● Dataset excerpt

____

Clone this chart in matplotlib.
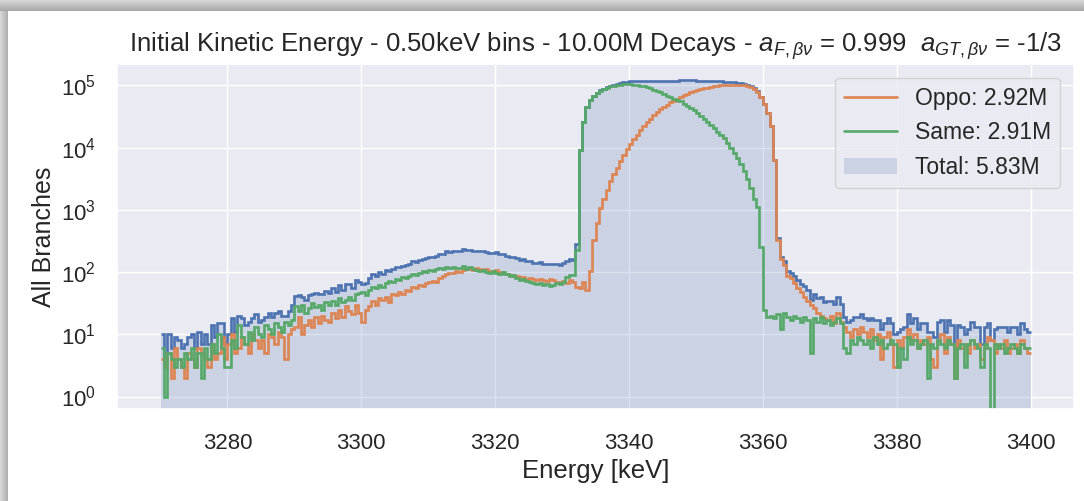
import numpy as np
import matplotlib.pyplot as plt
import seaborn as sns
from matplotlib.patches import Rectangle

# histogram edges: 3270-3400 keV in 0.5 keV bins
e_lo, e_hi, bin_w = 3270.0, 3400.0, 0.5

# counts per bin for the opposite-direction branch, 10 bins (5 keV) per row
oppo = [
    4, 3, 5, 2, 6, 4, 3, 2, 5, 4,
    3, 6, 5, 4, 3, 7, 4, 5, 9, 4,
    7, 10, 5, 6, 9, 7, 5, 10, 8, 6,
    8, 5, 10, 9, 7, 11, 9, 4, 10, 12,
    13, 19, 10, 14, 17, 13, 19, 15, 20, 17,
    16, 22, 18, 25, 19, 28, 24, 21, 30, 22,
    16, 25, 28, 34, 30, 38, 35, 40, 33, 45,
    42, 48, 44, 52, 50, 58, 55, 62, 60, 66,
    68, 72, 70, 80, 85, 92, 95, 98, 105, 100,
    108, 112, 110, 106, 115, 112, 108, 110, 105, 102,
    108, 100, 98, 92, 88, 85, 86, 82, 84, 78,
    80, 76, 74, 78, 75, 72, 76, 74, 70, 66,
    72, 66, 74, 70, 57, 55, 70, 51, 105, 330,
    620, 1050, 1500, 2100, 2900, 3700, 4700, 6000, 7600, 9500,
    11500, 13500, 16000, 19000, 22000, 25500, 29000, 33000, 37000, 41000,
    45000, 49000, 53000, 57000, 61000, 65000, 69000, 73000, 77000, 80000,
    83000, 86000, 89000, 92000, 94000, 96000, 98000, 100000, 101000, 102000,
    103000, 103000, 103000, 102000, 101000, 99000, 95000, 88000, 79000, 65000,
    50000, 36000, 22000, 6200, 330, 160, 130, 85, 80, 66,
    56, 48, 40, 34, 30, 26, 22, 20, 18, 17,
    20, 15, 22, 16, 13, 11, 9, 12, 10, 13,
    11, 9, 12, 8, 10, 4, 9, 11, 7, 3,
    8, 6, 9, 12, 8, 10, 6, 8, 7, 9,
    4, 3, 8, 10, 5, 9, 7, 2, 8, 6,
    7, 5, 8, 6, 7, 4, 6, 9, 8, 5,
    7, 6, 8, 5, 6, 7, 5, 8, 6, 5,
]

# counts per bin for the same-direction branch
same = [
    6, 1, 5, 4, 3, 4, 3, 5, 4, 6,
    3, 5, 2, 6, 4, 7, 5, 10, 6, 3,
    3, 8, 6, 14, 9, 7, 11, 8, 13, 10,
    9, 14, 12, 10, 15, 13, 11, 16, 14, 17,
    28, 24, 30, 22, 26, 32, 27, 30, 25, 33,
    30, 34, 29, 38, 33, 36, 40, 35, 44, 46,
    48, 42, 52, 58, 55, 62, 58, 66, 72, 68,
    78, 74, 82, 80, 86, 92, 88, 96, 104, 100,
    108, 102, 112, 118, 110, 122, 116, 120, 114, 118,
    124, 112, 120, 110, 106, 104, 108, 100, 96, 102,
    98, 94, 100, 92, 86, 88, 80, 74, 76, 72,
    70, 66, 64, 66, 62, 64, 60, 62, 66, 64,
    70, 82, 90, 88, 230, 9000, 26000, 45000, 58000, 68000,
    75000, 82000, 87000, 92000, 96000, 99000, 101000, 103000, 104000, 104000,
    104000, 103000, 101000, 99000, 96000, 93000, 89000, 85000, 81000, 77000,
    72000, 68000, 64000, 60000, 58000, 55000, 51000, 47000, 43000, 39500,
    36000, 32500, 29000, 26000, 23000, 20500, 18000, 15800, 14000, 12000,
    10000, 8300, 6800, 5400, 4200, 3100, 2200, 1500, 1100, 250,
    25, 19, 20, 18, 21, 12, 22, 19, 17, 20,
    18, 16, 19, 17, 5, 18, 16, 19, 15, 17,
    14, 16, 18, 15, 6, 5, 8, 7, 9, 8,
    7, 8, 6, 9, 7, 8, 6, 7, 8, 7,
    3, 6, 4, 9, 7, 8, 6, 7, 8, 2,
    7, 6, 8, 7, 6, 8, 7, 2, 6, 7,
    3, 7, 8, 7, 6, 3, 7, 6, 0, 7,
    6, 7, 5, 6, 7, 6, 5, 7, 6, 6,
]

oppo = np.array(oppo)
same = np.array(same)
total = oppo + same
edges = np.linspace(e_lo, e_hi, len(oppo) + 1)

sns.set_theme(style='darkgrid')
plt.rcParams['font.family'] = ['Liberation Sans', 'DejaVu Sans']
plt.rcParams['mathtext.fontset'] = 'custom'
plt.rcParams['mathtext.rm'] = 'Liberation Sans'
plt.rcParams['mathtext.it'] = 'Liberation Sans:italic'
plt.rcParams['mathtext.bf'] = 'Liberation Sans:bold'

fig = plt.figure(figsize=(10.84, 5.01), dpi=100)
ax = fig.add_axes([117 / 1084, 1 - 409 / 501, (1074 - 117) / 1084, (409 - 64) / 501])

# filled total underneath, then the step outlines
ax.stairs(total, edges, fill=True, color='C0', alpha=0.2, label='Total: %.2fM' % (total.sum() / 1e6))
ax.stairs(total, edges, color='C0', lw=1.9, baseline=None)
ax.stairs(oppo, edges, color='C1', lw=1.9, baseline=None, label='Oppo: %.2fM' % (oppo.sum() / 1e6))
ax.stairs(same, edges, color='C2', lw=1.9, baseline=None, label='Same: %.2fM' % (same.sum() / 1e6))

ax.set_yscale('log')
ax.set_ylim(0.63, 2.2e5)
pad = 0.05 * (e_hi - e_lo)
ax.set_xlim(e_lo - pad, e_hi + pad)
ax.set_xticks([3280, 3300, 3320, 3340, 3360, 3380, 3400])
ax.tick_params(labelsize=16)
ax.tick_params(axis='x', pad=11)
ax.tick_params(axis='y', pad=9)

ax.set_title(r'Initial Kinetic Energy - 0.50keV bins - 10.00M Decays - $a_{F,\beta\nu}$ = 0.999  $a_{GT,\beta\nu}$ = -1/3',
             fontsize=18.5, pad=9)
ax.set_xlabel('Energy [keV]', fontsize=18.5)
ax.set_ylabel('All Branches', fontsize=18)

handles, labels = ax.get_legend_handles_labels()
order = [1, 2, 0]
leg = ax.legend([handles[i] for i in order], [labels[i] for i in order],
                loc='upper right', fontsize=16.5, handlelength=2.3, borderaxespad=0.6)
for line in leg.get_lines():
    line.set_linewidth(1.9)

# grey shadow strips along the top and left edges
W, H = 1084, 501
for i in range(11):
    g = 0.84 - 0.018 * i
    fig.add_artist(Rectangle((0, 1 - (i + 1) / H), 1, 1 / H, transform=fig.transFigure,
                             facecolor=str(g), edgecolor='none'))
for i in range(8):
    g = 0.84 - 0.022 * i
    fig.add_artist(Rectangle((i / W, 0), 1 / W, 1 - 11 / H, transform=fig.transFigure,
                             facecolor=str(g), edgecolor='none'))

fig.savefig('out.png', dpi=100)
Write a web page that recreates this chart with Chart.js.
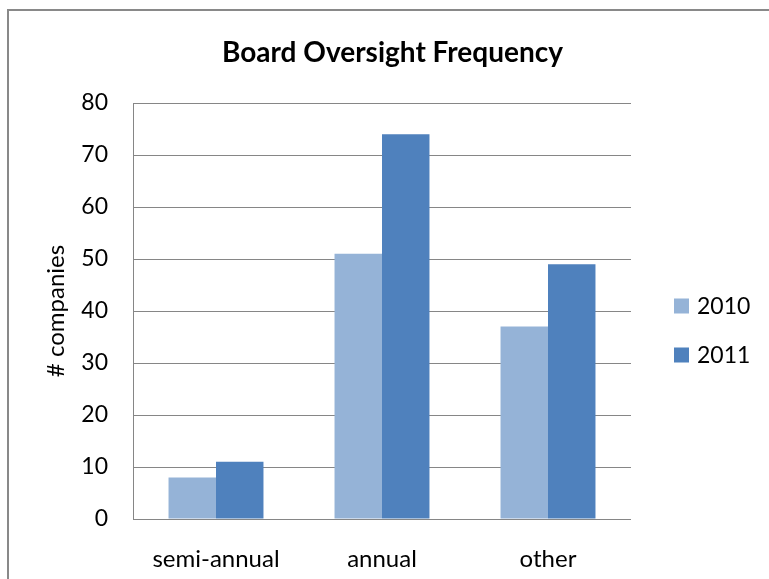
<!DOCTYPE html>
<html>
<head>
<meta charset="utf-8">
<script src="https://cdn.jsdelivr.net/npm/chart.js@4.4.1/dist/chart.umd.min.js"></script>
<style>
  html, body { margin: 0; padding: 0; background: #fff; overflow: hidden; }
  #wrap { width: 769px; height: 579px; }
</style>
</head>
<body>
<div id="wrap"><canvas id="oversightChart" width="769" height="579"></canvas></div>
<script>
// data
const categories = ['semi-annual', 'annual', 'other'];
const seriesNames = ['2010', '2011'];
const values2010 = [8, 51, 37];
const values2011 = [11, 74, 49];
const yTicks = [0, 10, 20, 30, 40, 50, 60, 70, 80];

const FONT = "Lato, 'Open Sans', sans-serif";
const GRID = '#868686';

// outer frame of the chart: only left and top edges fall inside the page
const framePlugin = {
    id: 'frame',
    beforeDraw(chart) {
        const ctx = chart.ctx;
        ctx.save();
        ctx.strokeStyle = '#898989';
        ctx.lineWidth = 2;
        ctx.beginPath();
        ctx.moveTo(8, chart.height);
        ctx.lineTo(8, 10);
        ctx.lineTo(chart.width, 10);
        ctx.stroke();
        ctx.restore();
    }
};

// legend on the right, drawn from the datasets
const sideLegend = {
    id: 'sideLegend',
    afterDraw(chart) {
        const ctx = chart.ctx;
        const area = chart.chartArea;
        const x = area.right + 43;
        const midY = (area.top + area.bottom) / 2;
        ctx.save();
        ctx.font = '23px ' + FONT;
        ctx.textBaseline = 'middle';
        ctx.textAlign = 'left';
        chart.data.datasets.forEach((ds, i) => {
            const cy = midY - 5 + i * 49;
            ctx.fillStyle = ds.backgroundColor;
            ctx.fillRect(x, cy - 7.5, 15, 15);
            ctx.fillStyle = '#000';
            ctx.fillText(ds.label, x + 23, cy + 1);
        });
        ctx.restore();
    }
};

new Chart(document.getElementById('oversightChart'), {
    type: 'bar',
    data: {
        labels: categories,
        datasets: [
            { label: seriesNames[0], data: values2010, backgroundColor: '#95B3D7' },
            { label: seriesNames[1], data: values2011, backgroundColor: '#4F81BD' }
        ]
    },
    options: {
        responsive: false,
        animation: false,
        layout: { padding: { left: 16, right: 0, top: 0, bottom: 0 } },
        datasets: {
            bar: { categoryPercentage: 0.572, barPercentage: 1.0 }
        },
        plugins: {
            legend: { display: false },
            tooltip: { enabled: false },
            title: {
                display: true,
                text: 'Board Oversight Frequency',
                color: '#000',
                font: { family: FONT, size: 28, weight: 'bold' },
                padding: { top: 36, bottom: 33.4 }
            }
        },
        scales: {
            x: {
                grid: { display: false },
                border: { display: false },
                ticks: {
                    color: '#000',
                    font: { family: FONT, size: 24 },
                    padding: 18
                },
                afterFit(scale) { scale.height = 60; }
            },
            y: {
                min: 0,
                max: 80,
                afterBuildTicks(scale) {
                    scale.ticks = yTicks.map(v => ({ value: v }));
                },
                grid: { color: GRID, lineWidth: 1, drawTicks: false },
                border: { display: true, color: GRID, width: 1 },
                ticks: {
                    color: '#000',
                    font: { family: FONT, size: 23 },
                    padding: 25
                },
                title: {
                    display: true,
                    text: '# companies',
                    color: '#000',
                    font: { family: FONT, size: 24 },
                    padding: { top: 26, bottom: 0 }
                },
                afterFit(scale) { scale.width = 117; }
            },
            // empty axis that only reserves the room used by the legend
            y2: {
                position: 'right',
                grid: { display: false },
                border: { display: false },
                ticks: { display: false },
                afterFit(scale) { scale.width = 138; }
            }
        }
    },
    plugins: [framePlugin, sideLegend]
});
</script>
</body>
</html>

____

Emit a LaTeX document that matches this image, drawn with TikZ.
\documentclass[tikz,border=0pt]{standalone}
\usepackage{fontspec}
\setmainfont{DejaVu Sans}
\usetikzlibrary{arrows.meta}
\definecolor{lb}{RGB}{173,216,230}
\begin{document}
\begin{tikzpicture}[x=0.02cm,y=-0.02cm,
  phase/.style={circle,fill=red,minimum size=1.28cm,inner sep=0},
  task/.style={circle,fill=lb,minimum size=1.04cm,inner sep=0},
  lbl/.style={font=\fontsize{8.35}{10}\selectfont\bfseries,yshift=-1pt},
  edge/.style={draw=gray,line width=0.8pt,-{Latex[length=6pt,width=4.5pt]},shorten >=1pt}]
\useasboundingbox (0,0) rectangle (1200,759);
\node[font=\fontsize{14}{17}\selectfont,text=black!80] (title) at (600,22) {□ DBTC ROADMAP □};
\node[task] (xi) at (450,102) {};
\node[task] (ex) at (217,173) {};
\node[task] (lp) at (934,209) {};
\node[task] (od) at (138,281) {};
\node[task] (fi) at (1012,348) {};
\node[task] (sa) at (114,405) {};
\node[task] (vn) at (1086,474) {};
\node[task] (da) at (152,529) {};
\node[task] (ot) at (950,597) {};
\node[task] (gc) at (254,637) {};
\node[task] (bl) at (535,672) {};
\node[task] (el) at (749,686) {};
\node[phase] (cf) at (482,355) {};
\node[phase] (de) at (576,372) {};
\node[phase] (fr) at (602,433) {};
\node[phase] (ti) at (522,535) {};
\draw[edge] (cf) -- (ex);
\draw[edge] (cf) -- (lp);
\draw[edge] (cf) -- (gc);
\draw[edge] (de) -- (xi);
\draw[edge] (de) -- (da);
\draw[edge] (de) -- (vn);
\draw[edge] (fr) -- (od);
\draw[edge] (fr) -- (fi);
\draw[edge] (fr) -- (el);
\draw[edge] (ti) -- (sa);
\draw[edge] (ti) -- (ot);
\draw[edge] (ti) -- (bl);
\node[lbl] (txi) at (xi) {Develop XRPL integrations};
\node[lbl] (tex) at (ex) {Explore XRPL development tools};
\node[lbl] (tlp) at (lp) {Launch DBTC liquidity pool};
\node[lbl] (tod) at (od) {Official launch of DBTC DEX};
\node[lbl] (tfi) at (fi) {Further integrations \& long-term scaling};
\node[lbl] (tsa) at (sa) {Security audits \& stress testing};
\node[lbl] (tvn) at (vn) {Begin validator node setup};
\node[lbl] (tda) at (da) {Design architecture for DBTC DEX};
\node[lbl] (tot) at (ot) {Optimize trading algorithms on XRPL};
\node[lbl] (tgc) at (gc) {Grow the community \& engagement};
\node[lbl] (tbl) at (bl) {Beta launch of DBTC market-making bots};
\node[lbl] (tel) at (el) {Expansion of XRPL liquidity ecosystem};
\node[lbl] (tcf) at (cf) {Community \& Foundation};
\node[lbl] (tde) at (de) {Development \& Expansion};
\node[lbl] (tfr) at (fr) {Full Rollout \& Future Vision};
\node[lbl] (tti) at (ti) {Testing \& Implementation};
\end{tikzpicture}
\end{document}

____

● WRITTEN INSTRUCTION
Leave the pictures out and print, exactly as written, every line from the one holding "Clone this chart in matplotlib." down to the one holding "e_lo, e_hi, bin_w = 3270.0, 3400.0, 0.5", both of those included.

● WRITTEN SOLUTION
Clone this chart in matplotlib.
import numpy as np
import matplotlib.pyplot as plt
import seaborn as sns
from matplotlib.patches import Rectangle

# histogram edges: 3270-3400 keV in 0.5 keV bins
e_lo, e_hi, bin_w = 3270.0, 3400.0, 0.5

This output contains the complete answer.